Build a timeline that matches your pace
A timeline helps you see how your days stretch out across the continent. It can be a classic “bar” running down the page, or split into blocks that show how long you’re in each place.
Creators in the bullet journal community often divide days into simple shapes, squares, circles, flags, to make it easy to colour‑code travel, rest days, hikes, food stops or big experiences. A layout like the itinerary + checklist spread featured by The Creatives Hour shows how dividing the page into columns helps keep movement and planning side by side.
You can label each segment with:
- City or region
- Overnight location
- A highlight you’re looking forward to
- A practical reminder (like a bus time or museum opening hour)

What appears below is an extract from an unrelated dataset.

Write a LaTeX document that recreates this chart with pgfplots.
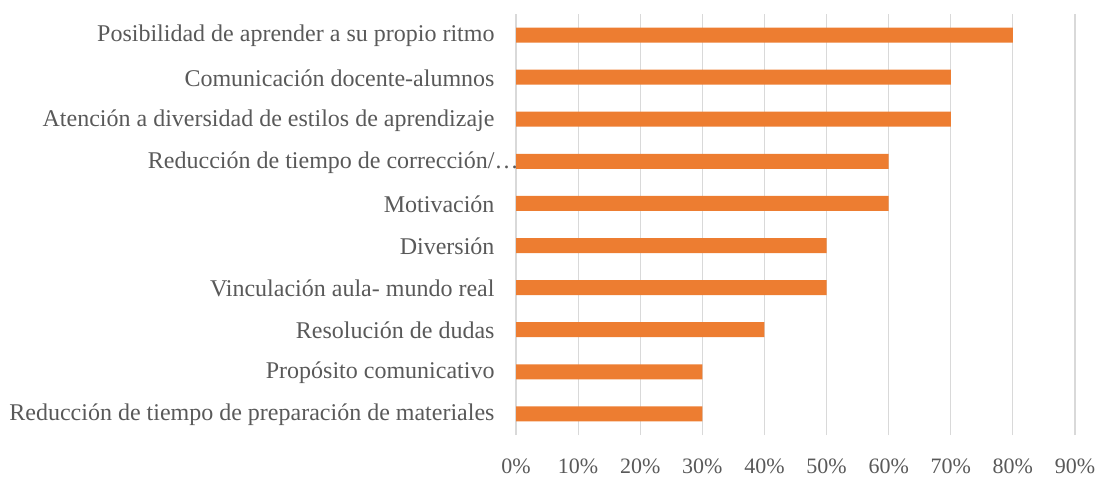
\documentclass[border=0pt]{standalone}
\usepackage{fontspec}
\setmainfont{Liberation Serif}
\usepackage{pgfplots}
\pgfplotsset{compat=1.18}
\definecolor{barorange}{HTML}{ED7D31}
\definecolor{txtgray}{HTML}{595959}
\definecolor{gridgray}{HTML}{D9D9D9}
\begin{document}
\begin{tikzpicture}
\useasboundingbox (0,0) rectangle (1115bp,486bp);
\begin{axis}[
  at={(516bp,51bp)}, anchor=south west,
  scale only axis,
  width=559bp, height=421bp,
  xmin=0, xmax=90, ymin=-0.5, ymax=9.5,
  axis line style={draw=none},
  xtick={0,10,...,90},
  xticklabel={\pgfmathprintnumber{\tick}\%},
  /pgf/number format/assume math mode=true,
  ytick={0,...,9},
  yticklabels={
    Reducción de tiempo de preparación de materiales,
    Propósito comunicativo,
    Resolución de dudas,
    Vinculación aula- mundo real,
    Diversión,
    Motivación,
    {Reducción de tiempo de corrección/\rlap{…}},
    Atención a diversidad de estilos de aprendizaje,
    Comunicación docente-alumnos,
    Posibilidad de aprender a su propio ritmo},
  major tick length=0pt,
  xmajorgrids,
  grid style={draw=gridgray, line width=1.2bp},
  tick label style={text=txtgray},
  yticklabel style={font=\fontsize{24bp}{28bp}\selectfont, anchor=east, xshift=-18bp, yshift=-1bp},
  xticklabel style={font=\fontsize{22bp}{26bp}\selectfont, anchor=north, yshift=-20bp},
  clip=false,
]
\addplot[xbar, bar width=15bp, fill=barorange, draw=none] coordinates {
  (30,0) (30,1) (40,2) (50,3) (50,4) (60,5) (60,6) (70,7) (70,8) (80,9)
};
\end{axis}
\end{tikzpicture}
\end{document}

This keeps your itinerary journal spread functional without losing the creative feel.
Choose a visual language that matches the trip
Okay stick with us on this one! South America has strong visual cues, desert tones in the Atacama, greens in the Amazon, pastel colonial cities, bright markets and you can echo these in your spread.

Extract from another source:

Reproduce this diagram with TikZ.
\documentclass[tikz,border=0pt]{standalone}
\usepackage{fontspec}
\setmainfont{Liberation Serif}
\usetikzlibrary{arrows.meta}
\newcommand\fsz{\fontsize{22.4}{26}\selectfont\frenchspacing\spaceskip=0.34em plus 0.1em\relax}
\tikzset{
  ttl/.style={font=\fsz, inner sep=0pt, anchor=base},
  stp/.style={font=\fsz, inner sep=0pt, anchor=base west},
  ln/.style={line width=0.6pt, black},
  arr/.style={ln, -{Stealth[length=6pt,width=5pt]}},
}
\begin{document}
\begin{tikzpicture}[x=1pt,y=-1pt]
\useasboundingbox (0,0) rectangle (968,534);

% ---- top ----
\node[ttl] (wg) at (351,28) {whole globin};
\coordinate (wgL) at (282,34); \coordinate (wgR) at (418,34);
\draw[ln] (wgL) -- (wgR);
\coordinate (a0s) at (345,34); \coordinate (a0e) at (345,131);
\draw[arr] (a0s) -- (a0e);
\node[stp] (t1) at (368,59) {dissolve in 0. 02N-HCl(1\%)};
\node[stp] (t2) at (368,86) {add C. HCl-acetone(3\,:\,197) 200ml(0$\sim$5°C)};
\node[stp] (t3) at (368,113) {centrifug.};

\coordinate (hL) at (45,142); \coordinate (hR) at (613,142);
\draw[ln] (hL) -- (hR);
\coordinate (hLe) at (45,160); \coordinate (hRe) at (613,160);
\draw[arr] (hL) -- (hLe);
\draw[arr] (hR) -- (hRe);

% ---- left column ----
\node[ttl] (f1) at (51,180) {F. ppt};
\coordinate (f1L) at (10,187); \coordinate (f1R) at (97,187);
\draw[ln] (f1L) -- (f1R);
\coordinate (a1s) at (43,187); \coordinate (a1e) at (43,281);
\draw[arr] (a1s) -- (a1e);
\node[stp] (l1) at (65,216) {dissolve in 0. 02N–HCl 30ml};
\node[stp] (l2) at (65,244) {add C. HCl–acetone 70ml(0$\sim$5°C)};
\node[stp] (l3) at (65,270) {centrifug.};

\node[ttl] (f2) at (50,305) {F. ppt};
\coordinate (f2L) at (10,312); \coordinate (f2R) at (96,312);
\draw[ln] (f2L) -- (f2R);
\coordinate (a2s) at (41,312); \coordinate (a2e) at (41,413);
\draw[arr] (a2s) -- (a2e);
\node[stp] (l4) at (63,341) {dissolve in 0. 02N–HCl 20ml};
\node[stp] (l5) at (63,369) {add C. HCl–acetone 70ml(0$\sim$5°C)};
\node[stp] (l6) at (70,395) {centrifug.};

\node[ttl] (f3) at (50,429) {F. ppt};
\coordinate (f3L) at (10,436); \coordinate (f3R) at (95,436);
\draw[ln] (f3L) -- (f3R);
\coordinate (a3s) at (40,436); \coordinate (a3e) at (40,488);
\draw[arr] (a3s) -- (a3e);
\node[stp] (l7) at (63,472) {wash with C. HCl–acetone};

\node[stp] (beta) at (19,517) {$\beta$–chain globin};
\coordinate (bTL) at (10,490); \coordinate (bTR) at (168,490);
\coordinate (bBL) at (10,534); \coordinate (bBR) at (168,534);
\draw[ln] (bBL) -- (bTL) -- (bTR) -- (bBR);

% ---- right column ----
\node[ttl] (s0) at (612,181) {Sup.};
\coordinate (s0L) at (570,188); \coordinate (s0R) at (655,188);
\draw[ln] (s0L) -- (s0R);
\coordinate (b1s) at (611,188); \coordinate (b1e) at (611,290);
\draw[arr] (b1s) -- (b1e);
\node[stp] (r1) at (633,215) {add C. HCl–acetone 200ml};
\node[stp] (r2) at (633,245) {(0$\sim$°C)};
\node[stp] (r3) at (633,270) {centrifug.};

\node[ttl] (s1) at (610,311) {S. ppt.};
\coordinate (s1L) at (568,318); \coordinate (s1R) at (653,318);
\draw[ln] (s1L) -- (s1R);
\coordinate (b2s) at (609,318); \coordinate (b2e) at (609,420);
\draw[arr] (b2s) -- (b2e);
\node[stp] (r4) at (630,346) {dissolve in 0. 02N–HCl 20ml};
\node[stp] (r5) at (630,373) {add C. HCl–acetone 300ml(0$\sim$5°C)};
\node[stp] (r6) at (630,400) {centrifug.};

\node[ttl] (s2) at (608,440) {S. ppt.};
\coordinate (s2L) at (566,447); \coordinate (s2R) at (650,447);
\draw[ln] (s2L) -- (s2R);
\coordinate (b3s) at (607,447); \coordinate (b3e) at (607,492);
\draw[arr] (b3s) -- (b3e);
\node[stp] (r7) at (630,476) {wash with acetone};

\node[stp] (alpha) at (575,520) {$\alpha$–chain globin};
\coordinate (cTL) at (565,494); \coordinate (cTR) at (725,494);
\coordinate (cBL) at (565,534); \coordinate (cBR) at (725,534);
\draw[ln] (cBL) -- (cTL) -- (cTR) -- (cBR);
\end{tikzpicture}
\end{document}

Travel journaling communities often use colour palettes tied to regions, which helps the spread “read” clearly at a glance. If you’re a minimalist, a ballpoint pen will be enough but if you prefer something bolder, you can block colours behind each stop.

Add micro‑lists inside your spread
The best itinerary spreads aren’t just decorative - they help you remember what matters to you. You can add small, neat micro‑lists around your map or timeline:
- Foods to try
- Day trips you don’t want to miss
- Phrases to learn
- Tiny goals (“draw one thing a day”, “buy fruit from a market”)

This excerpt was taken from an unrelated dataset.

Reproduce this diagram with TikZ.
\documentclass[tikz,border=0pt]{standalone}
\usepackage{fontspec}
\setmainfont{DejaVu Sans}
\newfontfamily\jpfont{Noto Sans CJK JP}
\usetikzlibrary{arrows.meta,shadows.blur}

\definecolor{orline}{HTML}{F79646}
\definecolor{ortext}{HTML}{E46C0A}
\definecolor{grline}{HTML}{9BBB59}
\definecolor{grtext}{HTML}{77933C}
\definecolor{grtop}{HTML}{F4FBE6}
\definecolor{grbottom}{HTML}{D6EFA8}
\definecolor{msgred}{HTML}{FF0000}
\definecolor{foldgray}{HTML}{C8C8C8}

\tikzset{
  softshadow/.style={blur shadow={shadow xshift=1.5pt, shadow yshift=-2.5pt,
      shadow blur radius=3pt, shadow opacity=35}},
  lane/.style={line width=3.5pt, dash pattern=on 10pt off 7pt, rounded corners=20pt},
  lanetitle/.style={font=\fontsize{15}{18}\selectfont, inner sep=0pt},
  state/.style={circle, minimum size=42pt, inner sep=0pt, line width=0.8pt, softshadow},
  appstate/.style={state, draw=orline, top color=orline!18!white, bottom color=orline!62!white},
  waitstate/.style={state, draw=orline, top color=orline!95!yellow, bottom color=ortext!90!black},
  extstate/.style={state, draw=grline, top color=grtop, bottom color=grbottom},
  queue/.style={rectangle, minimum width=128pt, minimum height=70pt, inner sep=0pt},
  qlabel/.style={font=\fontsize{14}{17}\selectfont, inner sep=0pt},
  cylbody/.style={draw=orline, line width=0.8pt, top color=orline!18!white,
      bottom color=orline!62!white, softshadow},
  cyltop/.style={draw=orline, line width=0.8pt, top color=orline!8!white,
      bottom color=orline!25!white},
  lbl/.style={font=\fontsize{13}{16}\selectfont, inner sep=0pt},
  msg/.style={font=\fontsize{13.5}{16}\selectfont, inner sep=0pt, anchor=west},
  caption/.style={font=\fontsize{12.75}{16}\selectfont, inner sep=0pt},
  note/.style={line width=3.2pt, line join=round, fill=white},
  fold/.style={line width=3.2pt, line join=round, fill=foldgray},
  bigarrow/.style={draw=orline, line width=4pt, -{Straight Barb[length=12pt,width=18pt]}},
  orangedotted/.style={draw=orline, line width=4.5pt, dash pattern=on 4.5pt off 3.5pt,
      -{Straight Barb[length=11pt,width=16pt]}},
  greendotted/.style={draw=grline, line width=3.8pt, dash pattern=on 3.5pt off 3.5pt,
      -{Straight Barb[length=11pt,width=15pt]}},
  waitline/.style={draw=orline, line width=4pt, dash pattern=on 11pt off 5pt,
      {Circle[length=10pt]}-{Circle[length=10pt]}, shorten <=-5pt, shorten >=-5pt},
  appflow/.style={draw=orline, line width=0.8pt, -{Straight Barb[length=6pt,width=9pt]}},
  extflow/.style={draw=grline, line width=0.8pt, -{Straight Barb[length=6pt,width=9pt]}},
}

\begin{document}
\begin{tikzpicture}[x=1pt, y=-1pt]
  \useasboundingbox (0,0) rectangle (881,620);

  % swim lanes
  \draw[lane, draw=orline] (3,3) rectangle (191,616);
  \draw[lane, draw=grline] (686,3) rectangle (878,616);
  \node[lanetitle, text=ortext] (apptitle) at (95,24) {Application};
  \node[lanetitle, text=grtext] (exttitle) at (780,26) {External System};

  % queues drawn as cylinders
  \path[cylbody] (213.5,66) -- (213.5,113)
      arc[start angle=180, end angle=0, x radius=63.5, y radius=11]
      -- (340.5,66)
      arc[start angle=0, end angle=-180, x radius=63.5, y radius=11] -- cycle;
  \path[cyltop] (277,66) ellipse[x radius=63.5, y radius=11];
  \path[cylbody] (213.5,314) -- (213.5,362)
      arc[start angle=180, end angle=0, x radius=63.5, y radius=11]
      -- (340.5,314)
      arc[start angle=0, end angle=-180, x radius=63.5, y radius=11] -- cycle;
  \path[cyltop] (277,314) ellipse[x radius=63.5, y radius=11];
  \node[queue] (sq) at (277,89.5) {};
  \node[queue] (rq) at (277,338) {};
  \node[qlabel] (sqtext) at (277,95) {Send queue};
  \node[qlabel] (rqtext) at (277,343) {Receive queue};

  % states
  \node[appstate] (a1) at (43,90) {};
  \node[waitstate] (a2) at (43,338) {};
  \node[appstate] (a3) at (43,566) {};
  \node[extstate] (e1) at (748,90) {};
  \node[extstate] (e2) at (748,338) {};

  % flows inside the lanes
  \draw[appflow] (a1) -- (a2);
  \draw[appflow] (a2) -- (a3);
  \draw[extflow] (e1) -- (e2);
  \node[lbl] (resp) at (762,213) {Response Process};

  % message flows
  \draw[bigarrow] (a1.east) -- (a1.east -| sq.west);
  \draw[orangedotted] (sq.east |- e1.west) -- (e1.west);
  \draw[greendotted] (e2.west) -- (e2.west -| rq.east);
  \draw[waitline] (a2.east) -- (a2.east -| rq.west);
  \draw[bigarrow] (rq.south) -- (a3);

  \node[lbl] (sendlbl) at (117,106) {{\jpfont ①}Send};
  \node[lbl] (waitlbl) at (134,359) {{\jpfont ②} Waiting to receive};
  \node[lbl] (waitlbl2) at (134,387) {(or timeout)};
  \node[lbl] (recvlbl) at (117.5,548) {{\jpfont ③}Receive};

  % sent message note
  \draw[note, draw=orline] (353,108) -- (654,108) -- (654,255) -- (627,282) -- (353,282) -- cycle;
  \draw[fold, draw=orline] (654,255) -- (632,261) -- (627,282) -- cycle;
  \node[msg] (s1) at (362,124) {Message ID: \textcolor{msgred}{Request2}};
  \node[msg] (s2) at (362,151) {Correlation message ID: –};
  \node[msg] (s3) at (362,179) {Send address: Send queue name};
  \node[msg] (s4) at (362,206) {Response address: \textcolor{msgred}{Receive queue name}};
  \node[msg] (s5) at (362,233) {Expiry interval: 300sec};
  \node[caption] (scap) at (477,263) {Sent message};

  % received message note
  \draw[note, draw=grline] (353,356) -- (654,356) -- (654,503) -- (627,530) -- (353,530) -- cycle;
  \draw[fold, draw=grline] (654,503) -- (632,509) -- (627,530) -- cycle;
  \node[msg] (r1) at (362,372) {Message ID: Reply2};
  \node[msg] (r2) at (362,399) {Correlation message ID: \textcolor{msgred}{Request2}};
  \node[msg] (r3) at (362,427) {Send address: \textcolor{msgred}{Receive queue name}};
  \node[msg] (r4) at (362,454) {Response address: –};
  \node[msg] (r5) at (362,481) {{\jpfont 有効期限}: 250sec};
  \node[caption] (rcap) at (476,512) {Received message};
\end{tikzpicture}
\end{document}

- Must‑see spots for sunrise or sunset
We’ve created sections like phrases and foods already in the Scribe South America Travel Journal, so you don’t even have to think about it! Simply fill it in.
Layer in a few real‑world details
This is where the page starts to feel like your trip. You can tape in:
- A screenshot of your flight confirmation
- A printed mini‑map of your first city
- A cut‑out flag or emblem from each country
- A photo of a food or landmark that excites you
Collectors of “ephemera”, tickets, receipts, stickers, often note in travel journaling videos that collecting these small pieces and adding them later keeps the spread evolving as the trip unfolds.
You don’t need to fill the spread all at once - leave blank spaces for the pieces you’ll collect on the road.
Make room to adapt
South America has a way of changing your plans. Buses run late, weather shifts, new recommendations appear. A good travel journal spread makes space for adjustments.
You can include:
- A small “changes” box
- A column for alternative stops
- A spot to write the “actual” route next to the planned one
This keeps your itinerary journaling calm and stress‑free, which is exactly what a visual journal is meant to support.

Blend it into your wider travel journal
Your itinerary spread works best as a launchpad. From here, you can build daily memory pages, food logs, sketches, pocket spaces and reflection prompts. Think of the itinerary as the spine - everything else branches off naturally.
If you’re using the Scribe Travel Journal, you can pair this spread with:
- The notes and scribbles pages for anything extra
- The nights to remember section for your most entertaining tales
- The route plan
It turns a single spread into the backbone of a whole, cohesive journal.
Let it be playful
The most important thing is not neatness - it’s enjoyment. Visual journaling works because it’s personal. If you want to doodle your backpack, do it. If you want to sketch the Andes as a border, go for it. If you prefer clean lines and muted tones, that’s just as valid.
Your South America itinerary becomes a travel journal spread when it feels like something you want to look at, add to, and grow with as you move across the continent.